October 6, 2019

By William Halsall – Pilgrim Hall Museum, Public Domain, https://commons.wikimedia.org/w/index.php?curid=308115

Dear Friends and Colleagues:

For more than three centuries, people from all over the world came to that part of North America that morphed into the United States of America.  Many came to make a new start in a land of opportunity and fairness.  In earlier days, some were brought as bondsmen and even some as slaves.

In a few days we will celebrate Columbus Day and later next month, we will once again celebrate Thanksgiving and recall that in the year 1620, the Mayflower landed its passengers at Plymouth, Massachusetts and began the official American experience with prayer and thanksgiving for a fresh start in a new world where all could worship God in the manner they chose.

The rest of the story — how we gained our independence, how our Constitution was written and the compromises that had to be made to get the then-13 states to ratify it — you probably learned about in grade school.  We were taught that this story was good and true.  But now we are reminded, correctly, that there is more to the story and that some of our bright history also had some very grim aspects.

In  the year 1619, a scant year before the Mayflower landing at Plymouth, a Portuguese slave ship bound for Portuguese holdings in South America was taken by English pirates. (The Pope in Rome had issued a Bull that divided the territorial claims in the New World along the 40th meridian, with all claims falling to the east of that line belonging to Portugal, and all those to the west, to Spain.)  Thus Brazil became a Portuguese territory and the rest of Latin America went to Spain.  The Spaniards enslaved the native American Indians to work in gold and silver mines.  The Portuguese bought their slaves from traders in West Africa and brought them what would become Brazil to work in cane fields and other arduous labors.
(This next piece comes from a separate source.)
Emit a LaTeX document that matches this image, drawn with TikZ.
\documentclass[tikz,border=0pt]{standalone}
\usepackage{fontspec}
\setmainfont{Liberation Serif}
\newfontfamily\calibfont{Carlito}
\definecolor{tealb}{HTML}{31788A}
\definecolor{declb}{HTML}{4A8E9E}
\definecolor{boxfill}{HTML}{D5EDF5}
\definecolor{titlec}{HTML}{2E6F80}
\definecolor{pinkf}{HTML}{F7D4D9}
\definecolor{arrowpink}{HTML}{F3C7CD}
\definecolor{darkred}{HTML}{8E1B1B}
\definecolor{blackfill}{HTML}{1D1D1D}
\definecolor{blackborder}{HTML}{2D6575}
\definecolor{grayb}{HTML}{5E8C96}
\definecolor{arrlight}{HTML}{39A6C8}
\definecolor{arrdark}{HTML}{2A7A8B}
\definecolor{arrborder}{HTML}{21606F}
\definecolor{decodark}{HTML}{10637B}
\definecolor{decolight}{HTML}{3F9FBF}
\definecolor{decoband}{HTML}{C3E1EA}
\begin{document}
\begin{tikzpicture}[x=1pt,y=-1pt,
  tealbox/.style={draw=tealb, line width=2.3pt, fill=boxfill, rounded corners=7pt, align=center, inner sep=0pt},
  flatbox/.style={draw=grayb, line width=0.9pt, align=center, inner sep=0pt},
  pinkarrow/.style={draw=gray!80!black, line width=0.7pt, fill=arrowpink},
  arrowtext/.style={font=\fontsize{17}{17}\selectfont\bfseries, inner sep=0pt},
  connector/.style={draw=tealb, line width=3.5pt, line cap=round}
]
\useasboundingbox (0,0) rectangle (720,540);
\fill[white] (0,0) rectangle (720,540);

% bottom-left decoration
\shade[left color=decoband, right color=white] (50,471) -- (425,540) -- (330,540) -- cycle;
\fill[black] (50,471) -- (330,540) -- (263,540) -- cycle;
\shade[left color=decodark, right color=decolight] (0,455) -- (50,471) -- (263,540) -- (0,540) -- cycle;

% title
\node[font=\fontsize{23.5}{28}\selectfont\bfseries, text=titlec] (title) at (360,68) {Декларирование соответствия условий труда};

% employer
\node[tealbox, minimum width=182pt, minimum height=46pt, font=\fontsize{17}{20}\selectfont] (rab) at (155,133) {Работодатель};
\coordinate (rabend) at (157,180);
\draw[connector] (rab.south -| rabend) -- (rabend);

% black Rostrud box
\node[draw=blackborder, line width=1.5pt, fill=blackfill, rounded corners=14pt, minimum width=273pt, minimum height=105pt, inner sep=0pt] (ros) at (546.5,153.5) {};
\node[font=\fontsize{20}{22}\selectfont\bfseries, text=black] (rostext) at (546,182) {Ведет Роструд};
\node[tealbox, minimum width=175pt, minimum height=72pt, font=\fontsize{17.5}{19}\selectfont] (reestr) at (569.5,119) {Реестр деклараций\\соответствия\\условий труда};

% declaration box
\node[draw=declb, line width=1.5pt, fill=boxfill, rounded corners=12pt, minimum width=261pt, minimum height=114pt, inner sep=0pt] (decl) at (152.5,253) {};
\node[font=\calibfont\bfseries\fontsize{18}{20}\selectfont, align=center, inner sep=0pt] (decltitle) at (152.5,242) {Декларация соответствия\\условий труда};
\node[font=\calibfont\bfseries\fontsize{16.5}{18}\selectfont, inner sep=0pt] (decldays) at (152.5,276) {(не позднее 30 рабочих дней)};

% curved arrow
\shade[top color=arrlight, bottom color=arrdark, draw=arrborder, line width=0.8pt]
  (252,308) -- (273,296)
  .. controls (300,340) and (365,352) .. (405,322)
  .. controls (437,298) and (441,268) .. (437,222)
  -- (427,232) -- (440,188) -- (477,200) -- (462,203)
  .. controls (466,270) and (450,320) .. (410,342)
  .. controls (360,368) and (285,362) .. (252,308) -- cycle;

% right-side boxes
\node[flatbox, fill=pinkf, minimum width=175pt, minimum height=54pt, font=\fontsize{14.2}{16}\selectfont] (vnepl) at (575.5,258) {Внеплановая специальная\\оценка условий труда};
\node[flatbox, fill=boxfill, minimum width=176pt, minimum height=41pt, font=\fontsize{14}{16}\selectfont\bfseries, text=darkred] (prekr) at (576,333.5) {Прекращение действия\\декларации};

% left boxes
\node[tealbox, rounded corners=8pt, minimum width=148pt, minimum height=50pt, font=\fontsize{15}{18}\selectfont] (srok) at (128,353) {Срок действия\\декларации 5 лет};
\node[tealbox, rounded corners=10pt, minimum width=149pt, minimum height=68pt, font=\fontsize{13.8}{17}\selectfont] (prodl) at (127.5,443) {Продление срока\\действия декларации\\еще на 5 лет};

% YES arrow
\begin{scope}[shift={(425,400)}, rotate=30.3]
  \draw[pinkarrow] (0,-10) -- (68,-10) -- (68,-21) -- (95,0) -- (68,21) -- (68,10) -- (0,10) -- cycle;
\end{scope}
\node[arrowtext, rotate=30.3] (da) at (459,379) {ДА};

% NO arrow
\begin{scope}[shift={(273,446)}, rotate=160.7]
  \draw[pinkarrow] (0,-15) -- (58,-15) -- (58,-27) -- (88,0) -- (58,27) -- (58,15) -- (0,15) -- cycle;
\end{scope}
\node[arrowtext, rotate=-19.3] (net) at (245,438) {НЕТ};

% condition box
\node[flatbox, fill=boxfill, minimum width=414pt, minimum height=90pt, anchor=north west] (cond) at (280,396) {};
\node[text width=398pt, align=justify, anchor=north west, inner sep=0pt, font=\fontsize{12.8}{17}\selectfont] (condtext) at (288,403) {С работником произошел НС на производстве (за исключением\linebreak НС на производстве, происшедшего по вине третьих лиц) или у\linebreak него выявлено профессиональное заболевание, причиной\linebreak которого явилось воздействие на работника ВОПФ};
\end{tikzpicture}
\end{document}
The pirates wanted money and didn’t want or need slaves, so they dropped off their human booty for sale in Southern Virginia.  Thus, the acts of pirates became the impetus for The New York Times‘s cultural “reeducation” for us all.  The stain of slavery on America’s history is indelible and undeniable.  However, the vile nature of that stain was recognized early and often in the British Colonies and later as the US gained her independence.  Abolitionists were active and fought long and hard to end the practice of slavery.  The number of Americans who actually owned slaves was relatively small, and slavery was confined to the southern states whose warmer climates lent to economies resting on cotton, tobacco, and sugar cane – items that were in great demand throughout Europe.  In contrast, the northern states relied on manufacturing, whaling, and commerce – enterprises that did not lend themselves to unskilled labor.

So, from the beginning there was tension between the North and the South over slavery.  Of necessity, the Constitution incorporated rules that limited how the southern slave population could be counted in the census that would apportion the representation in the Congress.  To not have done so would have given southern states more strength to fend off the strong abolitionist tendencies and efforts of the northern states.

To have attempted to outlaw slavery in the Constitution at its outset would have made it impossible to achieve its ratification.  The abolitionist North, however, continued to fight tooth-and-nail to limit the spread of “slave states” as new territories were opened to settlement and eventually to statehood.  That history is important to read and understand as it provides a necessary counterbalance to the inferences in the “1619 Project” that all of America and thus, every American today, is indelibly marked by the stain of slavery – a false claim that empowers those few among us who want us believe that “America was never that Great!”

Also missing from the “1619” narrative is the fact that slavery is a stain on ALL OF MANKIND and has been since we fled the Garden.  It continues today, mostly in the Muslim world where Africans are still captured and bought and sold.  Ancient Greeks took and held slaves and were themselves enslaved.  The Romans took slaves from everywhere.  The Children of Israel were enslaved by Pharaohs in Egypt.  Slaves died by the thousands in the mines of Sicily — Spartacus (the real one), anybody?  American Indian tribes routinely took one another captive as slaves when one tribe defeated another in battle.

Slavery was everywhere and it was terrible everywhere.  In one singular way, however, the American experience was unique  – we fought a bloody civil war that cost thousands of lives on both sides to end the horrid practice, once and for all, to prove the greatness of our multi-racial, multilingual, melting-pot country — America.

Remember this should you read or be lectured to about the “1619 Project.”